A slower hashing algorithm can make brute-force attackers harder by forcing them to take longer. Algorithms like BCrypt or pkbdf2 are very well suited for password hashing because the algorithmic complexity can be tuned at runtime. You can set the number of iterations required to compute a hash, so if one of these algorithms becomes fast to crack, you need only double the iterations, and you should be safe.
Checking back on the report above, with BCrypt, we are down to 105 thousand hashes per second for BCrypt with 5 iterations and only 9680 hashes per second for pbkdf2 with 1000 iterations, and these iterations are pretty low according to present standards.
Closing thoughts
All these good practices have the objective to slow down a hacker that would have access to your database passwords and try to crack them. There are two complimentary solutions:
- Force users to use strong passwords: They are much much harder to crack. Check out this website to see the complexity of different passwords.
password
is marked as cracked instantly whileuFLXW7UZ2J5L1ICTatzQ
would take 558 QUADRILLION YEARS. If a password cracker couldn’t generate your password from its wordlist and mangling rules, except by trying every possible combination of characters, your users should be safe. - Use a cryptographic pepper. A pepper is added to the password and the salt before hashing. The big difference is that the pepper is NOT stored in the database but somewhere else safe. This way if an attacker access your database, he would need to brute force the pepper and the password which would be infeasible.
And please, do not write your own hashing function or compose them without understanding what you are doing. And, no, MD5(MD5('password') + 's')
is not inherently safer.
Here is a graph of cracking time per algorithm:
This image has been generated from this Google Spreadsheet.
Non-vulnerable code
If you are using Django, just follow the Django documentation and use standard Django password hashers.
If you are not using Django, you can use passlib which is easily installable, maintained and with a very opinionated API: For example, you cannot hash a password without a salt. It also support multi-factor auth which is a very good thing.
Example of attack
We have provided a script to generate some data in a format accept by John The Ripper. You can use it to generate password hashing by varying some parameters and see the impact it haves on the time needed to crack them. It uses internaly the Django default password hashers, so the hashes are “real”. They have the same default settings as Django and can be cracked as fast as real ones.

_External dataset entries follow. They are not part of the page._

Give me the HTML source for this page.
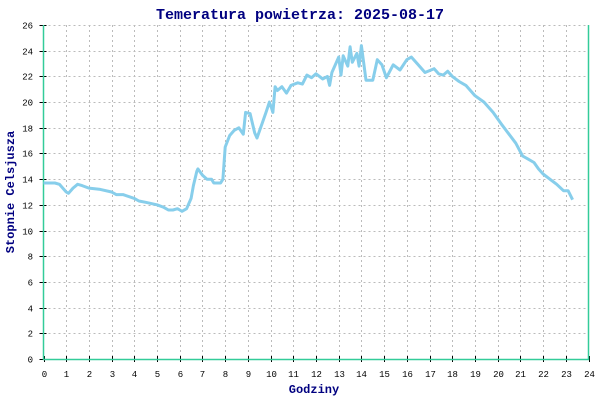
<!DOCTYPE html>
<html><head><meta charset="utf-8"><style>
body{margin:0;background:#fff}
svg{display:block;font-family:"Liberation Mono",monospace}
</style></head><body>
<svg id="c" width="600" height="400">
<text x="300" y="19" text-anchor="middle" font-size="15" font-weight="bold" fill="#000080">Temeratura powietrza: 2025-08-17</text>
<text x="314" y="393" text-anchor="middle" font-size="12" font-weight="bold" fill="#000080">Godziny</text>
<text transform="translate(14,192) rotate(-90)" text-anchor="middle" font-size="12" font-weight="bold" fill="#000080">Stopnie Celsjusza</text>
<g id="grid"></g>
<g id="axes"></g>
<g id="series"></g>
</svg>
<script>
const hours=[0,0.5,0.7,1.0,1.1,1.3,1.5,1.7,2.0,2.5,3.0,3.2,3.5,4,4.2,4.5,5,5.3,5.5,5.7,5.9,6.0,6.1,6.3,6.5,6.6,6.75,6.8,7.0,7.2,7.4,7.5,7.8,7.9,8.0,8.2,8.4,8.6,8.8,8.9,9.1,9.3,9.4,9.6,9.8,9.95,10.05,10.1,10.2,10.3,10.5,10.7,10.9,11.2,11.4,11.6,11.8,12.0,12.3,12.5,12.6,12.7,13,13.1,13.2,13.4,13.5,13.6,13.8,13.9,14.0,14.2,14.5,14.7,14.9,15.1,15.4,15.7,16,16.2,16.5,16.8,17.2,17.4,17.6,17.8,18,18.3,18.6,19,19.4,19.8,20.2,20.5,20.8,21.1,21.3,21.6,21.8,22.0,22.3,22.6,22.9,23.1,23.3];
const temps=[13.7,13.7,13.6,13.0,12.9,13.3,13.6,13.5,13.3,13.2,13.0,12.8,12.8,12.5,12.3,12.2,12.0,11.8,11.6,11.6,11.7,11.6,11.5,11.7,12.5,13.5,14.6,14.8,14.3,14.0,14.0,13.7,13.7,14.0,16.5,17.4,17.8,18.0,17.5,19.2,19.1,17.6,17.2,18.2,19.2,20.0,19.5,19.2,21.2,20.9,21.2,20.7,21.3,21.5,21.4,22.1,21.9,22.2,21.8,22.0,21.3,22.3,23.5,22.1,23.6,22.8,24.3,23.1,23.8,22.8,24.4,21.7,21.7,23.3,22.9,21.9,22.9,22.5,23.3,23.5,22.9,22.3,22.6,22.2,22.1,22.4,22.0,21.6,21.3,20.5,20.0,19.2,18.2,17.5,16.8,15.8,15.6,15.3,14.8,14.4,14.0,13.6,13.1,13.1,12.4];
const xTicks=[0,1,2,3,4,5,6,7,8,9,10,11,12,13,14,15,16,17,18,19,20,21,22,23,24];
const yTicks=[0,2,4,6,8,10,12,14,16,18,20,22,24,26];
const X0=43.5,X1=588.5,Y0=359,Y1=25;
const sx=h=>X0+(h-0)/24*(X1-X0);
const sy=t=>Y0-(t-0)/26*(Y0-Y1);
const NS="http://www.w3.org/2000/svg";
const grid=document.getElementById('grid'),axes=document.getElementById('axes'),ser=document.getElementById('series');
function mk(tag,at,par){const e=document.createElementNS(NS,tag);for(const k in at)e.setAttribute(k,at[k]);par.appendChild(e);return e;}
xTicks.forEach(h=>{
 const x=Math.round(sx(h))+0.5;
 if(h>0&&h<24){const l=mk('line',{x1:x,y1:Y1,x2:x,y2:Y0,stroke:'#bbb','stroke-dasharray':'2,3'},grid);
 
 }
 const t=mk('line',{x1:x,y1:Y0-3,x2:x,y2:Y0+3,stroke:'#000'},axes);
 
 
 const lb=mk('text',{x:x,y:377,'text-anchor':'middle','font-size':9,fill:'#000'},axes);lb.textContent=h;
 
 
});
yTicks.forEach(v=>{
 const y=Math.round(sy(v))+0.5;
 if(v>0){const l=mk('line',{x1:X0,y1:y,x2:X1,y2:y,stroke:'#bbb','stroke-dasharray':'2,3'},grid);
 
 }
 const t=mk('line',{x1:X0-4,y1:y,x2:X0+3,y2:y,stroke:'#000'},axes);
 
 
 const lb=mk('text',{x:33,y:y+3,'text-anchor':'end','font-size':9,fill:'#000'},axes);lb.textContent=v;
 
 
});
const ax=mk('path',{d:`M${X0} ${Y1}V${Y0+0.5}H${X1}V${Y1}`,fill:'none',stroke:'#3c9',"stroke-width":1.5},axes);


const line=mk('polyline',{points:hours.map((h,i)=>sx(h).toFixed(1)+','+sy(temps[i]).toFixed(1)).join(' '),fill:'none',stroke:'#87ceeb','stroke-width':3,'stroke-linejoin':'round'},ser);


</script>
</body></html>
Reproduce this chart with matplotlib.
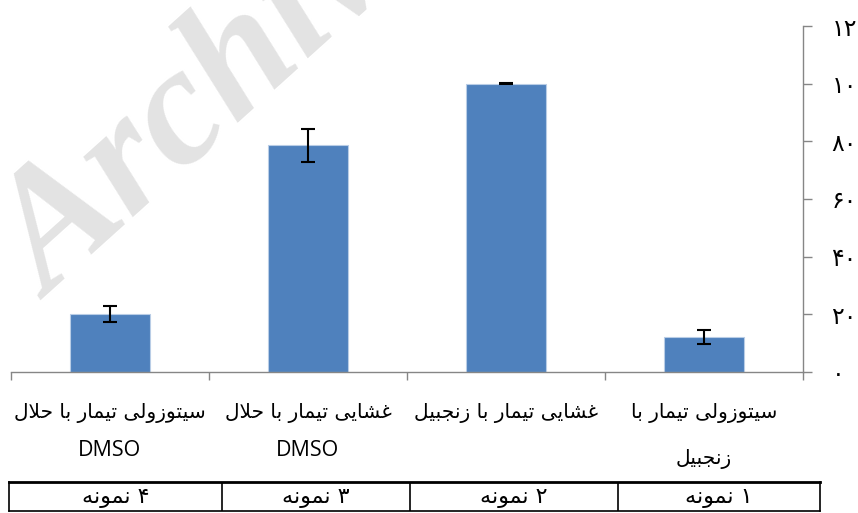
import matplotlib
matplotlib.use("Agg")
import matplotlib.pyplot as plt
import numpy as np

# data: samples in reading order (sample 1 sits at the right, RTL chart)
sample_labels = ["نمونه ۱", "نمونه ۲", "نمونه ۳", "نمونه ۴"]
category_labels = [
    "سیتوزولی تیمار با\nزنجبیل",
    "غشایی تیمار با زنجبیل",
    "غشایی تیمار با حلال\nDMSO",
    "سیتوزولی تیمار با حلال\nDMSO",
]
means = [12.1, 100.0, 78.6, 20.1]
errors = [2.4, 0.2, 5.8, 2.65]
y_ticks = [0, 20, 40, 60, 80, 100, 120]
y_tick_labels = ["۰", "۲۰", "۴۰", "۶۰", "۸۰", "۱۰۰", "۱۲۰"]

# presentation forms: isolated, final, initial, medial
FORMS = {
    "ا": ("\uFE8D", "\uFE8E", None, None),
    "ب": ("\uFE8F", "\uFE90", "\uFE91", "\uFE92"),
    "ت": ("\uFE95", "\uFE96", "\uFE97", "\uFE98"),
    "ج": ("\uFE9D", "\uFE9E", "\uFE9F", "\uFEA0"),
    "ح": ("\uFEA1", "\uFEA2", "\uFEA3", "\uFEA4"),
    "ر": ("\uFEAD", "\uFEAE", None, None),
    "ز": ("\uFEAF", "\uFEB0", None, None),
    "س": ("\uFEB1", "\uFEB2", "\uFEB3", "\uFEB4"),
    "ش": ("\uFEB5", "\uFEB6", "\uFEB7", "\uFEB8"),
    "غ": ("\uFECD", "\uFECE", "\uFECF", "\uFED0"),
    "ل": ("\uFEDD", "\uFEDE", "\uFEDF", "\uFEE0"),
    "م": ("\uFEE1", "\uFEE2", "\uFEE3", "\uFEE4"),
    "ن": ("\uFEE5", "\uFEE6", "\uFEE7", "\uFEE8"),
    "ه": ("\uFEE9", "\uFEEA", "\uFEEB", "\uFEEC"),
    "و": ("\uFEED", "\uFEEE", None, None),
    "ی": ("\uFEEF", "\uFEF0", "\uFEF3", "\uFEF4"),
    "لا": ("\uFEFB", "\uFEFC", None, None),
}


def shape_line(line):
    """Join Persian letters and put them in visual (left to right) order."""
    tokens = []
    i = 0
    while i < len(line):
        if line[i] == "ل" and i + 1 < len(line) and line[i + 1] == "ا":
            tokens.append("لا")
            i += 2
        else:
            tokens.append(line[i])
            i += 1

    out = []
    for k, t in enumerate(tokens):
        if t not in FORMS:
            out.append(t)
            continue
        prev = tokens[k - 1] if k > 0 else None
        nxt = tokens[k + 1] if k + 1 < len(tokens) else None
        join_prev = prev in FORMS and FORMS[prev][2] is not None
        join_next = FORMS[t][2] is not None and nxt in FORMS
        iso, fin, ini, med = FORMS[t]
        if join_prev and join_next:
            out.append(med)
        elif join_prev:
            out.append(fin)
        elif join_next:
            out.append(ini)
        else:
            out.append(iso)

    # reverse runs of Persian letters (spaces inside a run go with it)
    is_ar = [t in FORMS for t in tokens]
    res = []
    k = 0
    while k < len(out):
        if is_ar[k]:
            j = k
            while j + 1 < len(out) and (is_ar[j + 1] or (
                    tokens[j + 1] == " " and j + 2 < len(out) and is_ar[j + 2])):
                j += 1
            res.extend(reversed(out[k:j + 1]))
            k = j + 1
        else:
            res.append(out[k])
            k += 1
    return "".join(res)


plt.rcParams["font.family"] = ["DejaVu Sans"]
fig = plt.figure(figsize=(8.58, 5.13), dpi=100)
ax_bottom, ax_height = 372, 346
ax = fig.add_axes([11 / 858, 1 - ax_bottom / 513, 792 / 858, ax_height / 513])

x = np.arange(len(means))
ax.bar(x, means, width=0.4, color="#4F81BD", edgecolor="#b9cde6",
       linewidth=0.8, zorder=2)
ax.errorbar(x, means, yerr=errors, fmt="none", ecolor="black",
            elinewidth=1.5, capsize=4.7, capthick=1.5, zorder=3)

ax.set_xlim(3.5, -0.5)
ax.set_ylim(0, 120)

for side in ["top", "left"]:
    ax.spines[side].set_visible(False)
for side in ["right", "bottom"]:
    ax.spines[side].set_color("#868686")
    ax.spines[side].set_linewidth(1.0)

ax.yaxis.tick_right()
ax.set_yticks(y_ticks)
ax.set_yticklabels(y_tick_labels, fontsize=17, ha="left")
ax.tick_params(axis="y", direction="out", length=6.5, width=1.0,
               color="#868686", pad=14)

ax.set_xticks(x)
ax.set_xticklabels([""] * len(x))
ax.tick_params(axis="x", which="major", length=0)
ax.set_xticks(np.arange(-0.5, 4, 1), minor=True)
ax.tick_params(axis="x", which="minor", direction="out", length=6,
               width=1.0, color="#868686")

# category labels, one text per line (pixel rows below the axis)
trans = ax.get_xaxis_transform()
for xi, lab in zip(x, category_labels):
    lines = lab.split("\n")
    ax.text(xi, (ax_bottom - 413) / ax_height, shape_line(lines[0]),
            transform=trans, fontsize=14.5, ha="center", va="center")
    if len(lines) > 1:
        latin = lines[1].isascii()
        row = 451 if latin else 459
        ax.text(xi, (ax_bottom - row) / ax_height, shape_line(lines[1]),
                transform=trans, fontsize=15.5 if latin else 14.5,
                family="Open Sans" if latin else "DejaVu Sans",
                ha="center", va="center")

# watermark
fig.text(50 / 858, 1 - 300 / 513, "Archive of SID", fontsize=122,
         family="Liberation Serif", weight="bold", style="italic",
         color="#e3e3e3", rotation=42, rotation_mode="anchor",
         ha="left", va="baseline", zorder=0)

# sample table under the chart
tab = fig.add_axes([9 / 858, 1 - 511 / 513, 811 / 858, 29 / 513])
tab.set_xlim(0, 1)
tab.set_ylim(0, 1)
tab.set_xticks([])
tab.set_yticks([])
tab.patch.set_alpha(0)
for side in tab.spines:
    tab.spines[side].set_color("black")
    tab.spines[side].set_linewidth(1.2)
tab.spines["top"].set_linewidth(2.0)
bounds = [0, 0.263, 0.494, 0.751, 1.0]
for b in bounds[1:-1]:
    tab.axvline(b, color="black", linewidth=1.2)
cells = list(reversed(sample_labels))
for i, lab in enumerate(cells):
    tab.text((bounds[i] + bounds[i + 1]) / 2, 0.45, shape_line(lab),
             fontsize=16, ha="center", va="center")

fig.savefig("out.png", dpi=100)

It pick a random password from a wordlist named password.list
so it’s the worst case scenario as the password cracker also have access to the password list. The basic list is quite small (~3000 passwords), if you want to have a more realistic scenario, replace password.list
by one of password list downloaded here.
Here are some examples of run with MD5, BCrypt and PBKDF2:
Generate some data locally
The script generate_data.py
can be used to generate some data, first install the requirements:
pip install -r requirements.txt
usage: generate_data.py [-h] [--salt SALT] [--pepper PEPPER] [--rounds ROUNDS]
[--n N]
algorithm
Generate username / password list for john the ripper
positional arguments:
algorithm which algorithm to use (md5, bcrypt or pbkdf2)
optional arguments:
-h, --help show this help message and exit
--salt SALT which kind of salt to use (none, same, user)
--pepper PEPPER a pepper
--rounds ROUNDS Number of rounds to use
--n N number of users/password to generate
For example to generate 5 usernames / password with bcrypt and a different salt per user, you can do:
$> python generate_data.py --salt user --n=5 bcrypt
Generating 5 usernames/password with algorithm 'bcrypt' with salt 'user' [12 rounds] and pepper ''
drakeandrea:$2b$12$K2GNkU1jZBnrHntKRTeE/OauVFlpC3JzQ/5ZEZQL9h8gJMJhPTKre
darlene71:$2b$12$p69/XRS1fd/N.EYn/saBhO0DQoh/SX8SR6XnA5BpN/eJF523m.U7e
brandonbates:$2b$12$fRTHDpoiWePbm1dU8AihrOfkaqNsgXkyxcRbDAhIEYEvfwA0TNYKK
danielle29:$2b$12$Q5dqtlRuWzh.wZB1ZADCGOb3HOgOV2mjN3.x5/n33cS8IQxLLvi9O
jennifer93:$2b$12$l7m9vmEKLqfPrvLURDVn/OEbnkdDa0cPZugA/4O56B3mchkVRkEom
Output also write in file `passwd`
You can crack it with `john --wordlist=password.list --format=bcrypt passwd`
Then to crack it with john the ripper:
$> john --wordlist=password.list --format=bcrypt passwd
It can take a long time to crack, it’s intended.
Use docker
We also provided a Dockerfile that you can use if you don’t want to install John.
First you can build with:
docker build -t safe_password_storage_python .
Then launch it with:
docker run -t -i --rm=true safe_password_storage_python
You can then use the same commands as shown above.